Task directions
Reproduce the listing exactly and skip over any pictures.
* * * *
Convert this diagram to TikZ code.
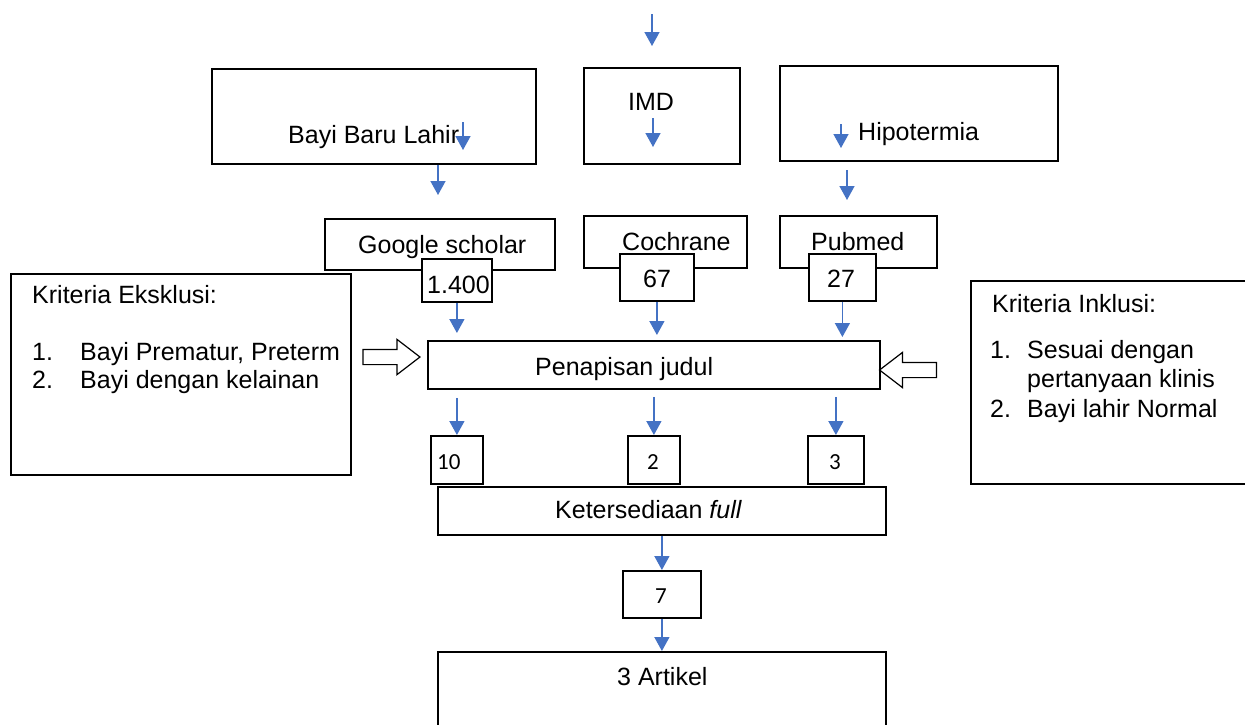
\documentclass[tikz,border=0pt]{standalone}
\usepackage{fontspec}
\setmainfont{Liberation Sans}
\newfontfamily\numfont{Carlito}
\usetikzlibrary{arrows.meta,shapes.arrows}
\definecolor{arrblue}{RGB}{68,114,196}

\tikzset{
  box/.style={draw,line width=1.8pt,inner sep=0pt,anchor=north west,fill=white},
  txt/.style={inner sep=0pt,anchor=base west,font=\fontsize{25}{30}\selectfont},
  num/.style={inner sep=0pt,anchor=base west,font=\numfont\fontsize{23}{27}\selectfont},
  arr/.style={-{Triangle[width=15pt,length=14pt]},line width=1.5pt,draw=arrblue,fill=arrblue},
  fat/.style={single arrow,draw,line width=1.2pt,inner sep=7pt,single arrow head extend=10pt,single arrow tip angle=75,minimum height=57pt}
}

\begin{document}
\begin{tikzpicture}[x=1pt,y=-1pt]
\useasboundingbox (0,0) rectangle (1245,724);
% top row
\node[box,minimum width=324pt,minimum height=95pt] (bbl) at (211,68) {};
\node[box,minimum width=156pt,minimum height=96pt] (imd) at (583,67) {};
\node[box,minimum width=278pt,minimum height=95pt] (hipo) at (779,65) {};
\node[txt] (bblt) at (288,143) {Bayi Baru Lahir};
\node[txt] (imdt) at (628,110) {IMD};
\node[txt] (hipot) at (858,140) {Hipotermia};
% databases
\node[box,minimum width=230pt,minimum height=51pt] (gs) at (324,218) {};
\node[box,minimum width=163pt,minimum height=52pt] (coch) at (583,215) {};
\node[box,minimum width=157pt,minimum height=52pt] (pub) at (779,215) {};
\node[txt] (gst) at (358,253) {Google scholar};
\node[txt] (locht) at (622,250) {Cochrane};
\node[txt] (pubt) at (811,250) {Pubmed};
\node[box,minimum width=70pt,minimum height=43pt] (n1400) at (421,258) {};
\node[box,minimum width=74pt,minimum height=47pt] (n67) at (619,253) {};
\node[box,minimum width=67pt,minimum height=47pt] (n27) at (808,253) {};
\node[txt] (n1400t) at (427,293) {1.400};
\node[txt] (n67t) at (643,287) {67};
\node[txt] (n27t) at (827,287) {27};
% criteria
\node[box,minimum width=340pt,minimum height=201pt] (ekskl) at (10,273) {};
\node[txt] (ek0) at (32,303) {Kriteria Eksklusi:};
\node[txt] (ek1n) at (32,360) {1.};
\node[txt] (ek1) at (80,360) {Bayi Prematur, Preterm};
\node[txt] (ek2n) at (32,388) {2.};
\node[txt] (ek2) at (80,388) {Bayi dengan kelainan};
\node[box,minimum width=285pt,minimum height=203pt] (inkl) at (970,280) {};
\node[txt] (in0) at (992,312) {Kriteria Inklusi:};
\node[txt] (in1n) at (990,358) {1.};
\node[txt] (in1) at (1027,358) {Sesuai dengan};
\node[txt] (in1b) at (1027,387) {pertanyaan klinis};
\node[txt] (in2n) at (990,417) {2.};
\node[txt] (in2) at (1027,417) {Bayi lahir Normal};
% screening
\node[box,minimum width=452pt,minimum height=48pt] (pen) at (427,340) {};
\node[txt] (pent) at (535,375) {Penapisan judul};
\node[fat] (exarr) at (386.5,357) {};
\node[fat,shape border rotate=180] (inarr) at (913,370) {};
\node[box,minimum width=52pt,minimum height=48pt] (n10) at (430,435) {};
\node[box,minimum width=52pt,minimum height=48pt] (n2) at (627,435) {};
\node[box,minimum width=56pt,minimum height=48pt] (n3) at (807,435) {};
\node[num] (n10t) at (437,469) {10};
\node[num] (n2t) at (647,469) {2};
\node[num] (n3t) at (829,469) {3};
\node[box,minimum width=448pt,minimum height=48pt] (kf) at (437,486) {};
\node[txt] (kft) at (555,518) {Ketersediaan \textit{full}};
\node[box,minimum width=78pt,minimum height=47pt] (n7) at (622,570) {};
\node[num] (n7t) at (655,603) {7};
\node[box,minimum width=448pt,minimum height=90pt] (art) at (437,651) {};
\node[txt] (artt) at (617,685) {3 Artikel};
% arrows
\coordinate (a0) at (652,14);
\coordinate (a1) at (652,46);
\coordinate (b0) at (463,122);
\coordinate (b1) at (463,150);
\coordinate (c0) at (653,118);
\coordinate (c1) at (653,147);
\coordinate (d0) at (841,124);
\coordinate (d1) at (841,148);
\coordinate (g1) at (438,195);
\coordinate (p0) at (847,170);
\coordinate (p1) at (847,200);
\draw[arr] (a0)--(a1);
\draw[arr] (b0)--(b1);
\draw[arr] (c0)--(c1);
\draw[arr] (d0)--(d1);
\draw[arr] (bbl.south -| g1)--(g1);
\draw[arr] (p0)--(p1);
\draw[arr,shorten >=7pt] (n1400.south)--(n1400.south |- pen.north);
\draw[arr,shorten >=5pt] (n67.south)--(n67.south |- pen.north);
\draw[arr,shorten >=3pt] (n27.south)--(n27.south |- pen.north);
\draw[arr,shorten <=8pt] (n10.north |- pen.south)--(n10.north);
\draw[arr,shorten <=7pt] (n2.north |- pen.south)--(n2.north);
\draw[arr,shorten <=7pt] (n3.north |- pen.south)--(n3.north);
\draw[arr] (n7.north |- kf.south)--(n7.north);
\draw[arr] (n7.south)--(n7.south |- art.north);
\end{tikzpicture}
\end{document}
* * * *
Answer to the task
Convert this diagram to TikZ code.
\documentclass[tikz,border=0pt]{standalone}
\usepackage{fontspec}
\setmainfont{Liberation Sans}
\newfontfamily\numfont{Carlito}
\usetikzlibrary{arrows.meta,shapes.arrows}
\definecolor{arrblue}{RGB}{68,114,196}

\tikzset{
  box/.style={draw,line width=1.8pt,inner sep=0pt,anchor=north west,fill=white},
  txt/.style={inner sep=0pt,anchor=base west,font=\fontsize{25}{30}\selectfont},
  num/.style={inner sep=0pt,anchor=base west,font=\numfont\fontsize{23}{27}\selectfont},
  arr/.style={-{Triangle[width=15pt,length=14pt]},line width=1.5pt,draw=arrblue,fill=arrblue},
  fat/.style={single arrow,draw,line width=1.2pt,inner sep=7pt,single arrow head extend=10pt,single arrow tip angle=75,minimum height=57pt}
}

\begin{document}
\begin{tikzpicture}[x=1pt,y=-1pt]
\useasboundingbox (0,0) rectangle (1245,724);
% top row
\node[box,minimum width=324pt,minimum height=95pt] (bbl) at (211,68) {};
\node[box,minimum width=156pt,minimum height=96pt] (imd) at (583,67) {};
\node[box,minimum width=278pt,minimum height=95pt] (hipo) at (779,65) {};
\node[txt] (bblt) at (288,143) {Bayi Baru Lahir};
\node[txt] (imdt) at (628,110) {IMD};
\node[txt] (hipot) at (858,140) {Hipotermia};
% databases
\node[box,minimum width=230pt,minimum height=51pt] (gs) at (324,218) {};
\node[box,minimum width=163pt,minimum height=52pt] (coch) at (583,215) {};
\node[box,minimum width=157pt,minimum height=52pt] (pub) at (779,215) {};
\node[txt] (gst) at (358,253) {Google scholar};
\node[txt] (locht) at (622,250) {Cochrane};
\node[txt] (pubt) at (811,250) {Pubmed};
\node[box,minimum width=70pt,minimum height=43pt] (n1400) at (421,258) {};
\node[box,minimum width=74pt,minimum height=47pt] (n67) at (619,253) {};
\node[box,minimum width=67pt,minimum height=47pt] (n27) at (808,253) {};
\node[txt] (n1400t) at (427,293) {1.400};
\node[txt] (n67t) at (643,287) {67};
\node[txt] (n27t) at (827,287) {27};
% criteria
\node[box,minimum width=340pt,minimum height=201pt] (ekskl) at (10,273) {};
\node[txt] (ek0) at (32,303) {Kriteria Eksklusi:};
\node[txt] (ek1n) at (32,360) {1.};
\node[txt] (ek1) at (80,360) {Bayi Prematur, Preterm};
\node[txt] (ek2n) at (32,388) {2.};
\node[txt] (ek2) at (80,388) {Bayi dengan kelainan};
\node[box,minimum width=285pt,minimum height=203pt] (inkl) at (970,280) {};
\node[txt] (in0) at (992,312) {Kriteria Inklusi:};
\node[txt] (in1n) at (990,358) {1.};
\node[txt] (in1) at (1027,358) {Sesuai dengan};
\node[txt] (in1b) at (1027,387) {pertanyaan klinis};
\node[txt] (in2n) at (990,417) {2.};
\node[txt] (in2) at (1027,417) {Bayi lahir Normal};
% screening
\node[box,minimum width=452pt,minimum height=48pt] (pen) at (427,340) {};
\node[txt] (pent) at (535,375) {Penapisan judul};
\node[fat] (exarr) at (386.5,357) {};
\node[fat,shape border rotate=180] (inarr) at (913,370) {};
\node[box,minimum width=52pt,minimum height=48pt] (n10) at (430,435) {};
\node[box,minimum width=52pt,minimum height=48pt] (n2) at (627,435) {};
\node[box,minimum width=56pt,minimum height=48pt] (n3) at (807,435) {};
\node[num] (n10t) at (437,469) {10};
\node[num] (n2t) at (647,469) {2};
\node[num] (n3t) at (829,469) {3};
\node[box,minimum width=448pt,minimum height=48pt] (kf) at (437,486) {};
\node[txt] (kft) at (555,518) {Ketersediaan \textit{full}};
\node[box,minimum width=78pt,minimum height=47pt] (n7) at (622,570) {};
\node[num] (n7t) at (655,603) {7};
\node[box,minimum width=448pt,minimum height=90pt] (art) at (437,651) {};
\node[txt] (artt) at (617,685) {3 Artikel};
% arrows
\coordinate (a0) at (652,14);
\coordinate (a1) at (652,46);
\coordinate (b0) at (463,122);
\coordinate (b1) at (463,150);
\coordinate (c0) at (653,118);
\coordinate (c1) at (653,147);
\coordinate (d0) at (841,124);
\coordinate (d1) at (841,148);
\coordinate (g1) at (438,195);
\coordinate (p0) at (847,170);
\coordinate (p1) at (847,200);
\draw[arr] (a0)--(a1);
\draw[arr] (b0)--(b1);
\draw[arr] (c0)--(c1);
\draw[arr] (d0)--(d1);
\draw[arr] (bbl.south -| g1)--(g1);
\draw[arr] (p0)--(p1);
\draw[arr,shorten >=7pt] (n1400.south)--(n1400.south |- pen.north);
\draw[arr,shorten >=5pt] (n67.south)--(n67.south |- pen.north);
\draw[arr,shorten >=3pt] (n27.south)--(n27.south |- pen.north);
\draw[arr,shorten <=8pt] (n10.north |- pen.south)--(n10.north);
\draw[arr,shorten <=7pt] (n2.north |- pen.south)--(n2.north);
\draw[arr,shorten <=7pt] (n3.north |- pen.south)--(n3.north);
\draw[arr] (n7.north |- kf.south)--(n7.north);
\draw[arr] (n7.south)--(n7.south |- art.north);
\end{tikzpicture}
\end{document}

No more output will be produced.